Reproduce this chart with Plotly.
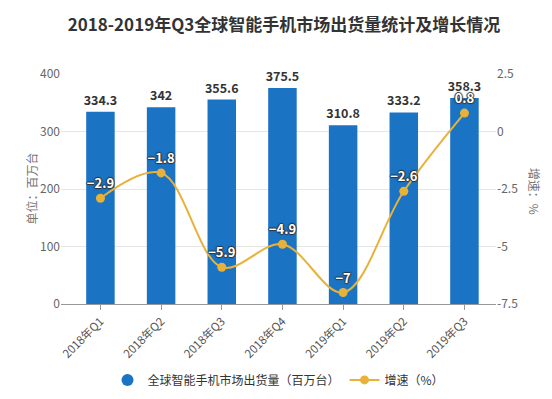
import plotly.graph_objects as go

categories = ["2018年Q1", "2018年Q2", "2018年Q3", "2018年Q4", "2019年Q1", "2019年Q2", "2019年Q3"]
shipments = [334.3, 342, 355.6, 375.5, 310.8, 333.2, 358.3]
growth = [-2.9, -1.8, -5.9, -4.9, -7, -2.6, 0.8]
left_ticks = [0, 100, 200, 300, 400]
right_ticks = [-7.5, -5, -2.5, 0, 2.5]
right_ticktext = ["-7.5", "-5", "-2.5", "0", "2.5"]

bar_color = "#1a73c3"
line_color = "#e8b23a"
font_cn = "Noto Sans CJK SC, Microsoft YaHei, sans-serif"

x_idx = list(range(len(categories)))

fig = go.Figure()
fig.add_trace(go.Bar(
    x=x_idx, y=shipments, width=0.47,
    marker=dict(color=bar_color, line=dict(width=0)),
    text=[f"{v:g}" for v in shipments], textposition="outside", constraintext="none",
    textfont=dict(family=font_cn, size=12.5, color="#333333", weight="bold"),
    cliponaxis=False, showlegend=False, hoverinfo="skip",
))
fig.add_trace(go.Scatter(
    x=[None], y=[None], mode="markers",
    marker=dict(color=bar_color, size=12, symbol="circle"),
    name="全球智能手机市场出货量（百万台）",
))
fig.add_trace(go.Scatter(
    x=x_idx, y=growth, yaxis="y2", mode="lines+markers+text",
    line=dict(color=line_color, width=2, shape="spline", smoothing=1),
    marker=dict(color=line_color, size=9),
    text=[f"{v:g}".replace("-", "−") for v in growth], textposition="top center",
    textfont=dict(family=font_cn, size=13, color="#ffffff", weight="bold",
                  shadow="-1px 0 1px #333, 1px 0 1px #333, 0 -1px 1px #333, 0 1px 1px #333"),
    cliponaxis=False, name="增速（%）",
))

fig.update_layout(
    width=552, height=399,
    margin=dict(l=53, r=64, t=66, b=92),
    paper_bgcolor="white", plot_bgcolor="white",
    font=dict(family=font_cn, size=12, color="#666666"),
    title=dict(text="<b>2018-2019年Q3全球智能手机市场出货量统计及增长情况</b>",
               x=0.5, xanchor="center", y=0.957, yanchor="middle",
               font=dict(size=17, color="#333333", family=font_cn)),
    xaxis=dict(range=[-0.65, 6.52], tickvals=x_idx, ticktext=categories, tickangle=-45,
               showgrid=False, showline=True, linecolor="#999999", linewidth=1,
               ticks="outside", ticklen=5, tickcolor="#999999",
               tickfont=dict(size=11.5, color="#555555"), zeroline=False),
    yaxis=dict(range=[0, 400], tickvals=left_ticks, showgrid=True, gridcolor="#e6e6e6",
               zeroline=False, showline=False, tickfont=dict(size=12, color="#666666")),
    yaxis2=dict(range=[-7.5, 2.5], tickvals=right_ticks, ticktext=right_ticktext,
                overlaying="y", side="right", showgrid=False, zeroline=False,
                showline=False, tickfont=dict(size=12, color="#666666")),
    legend=dict(orientation="h", x=0.5, xanchor="center", y=-0.33, yanchor="middle",
                font=dict(size=12, color="#333333"), itemwidth=30, traceorder="normal"),
    bargap=0.5,
)
fig.add_annotation(text="单位：百万台", xref="paper", yref="paper", x=-41/435, y=0.5,
                   textangle=-90, showarrow=False, font=dict(size=12, color="#777777"))
fig.add_annotation(text="增速：%", xref="paper", yref="paper", x=1 + 49/435, y=0.49,
                   textangle=90, showarrow=False, font=dict(size=12, color="#777777"))

fig.write_html("out.html")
++++++++
| What is expected |
Write out again exactly the lines from the start of the data above through the line containing "import plotly.graph_objects as go", inclusive, excluding any pictures.

| Worked answer |
Reproduce this chart with Plotly.
import plotly.graph_objects as go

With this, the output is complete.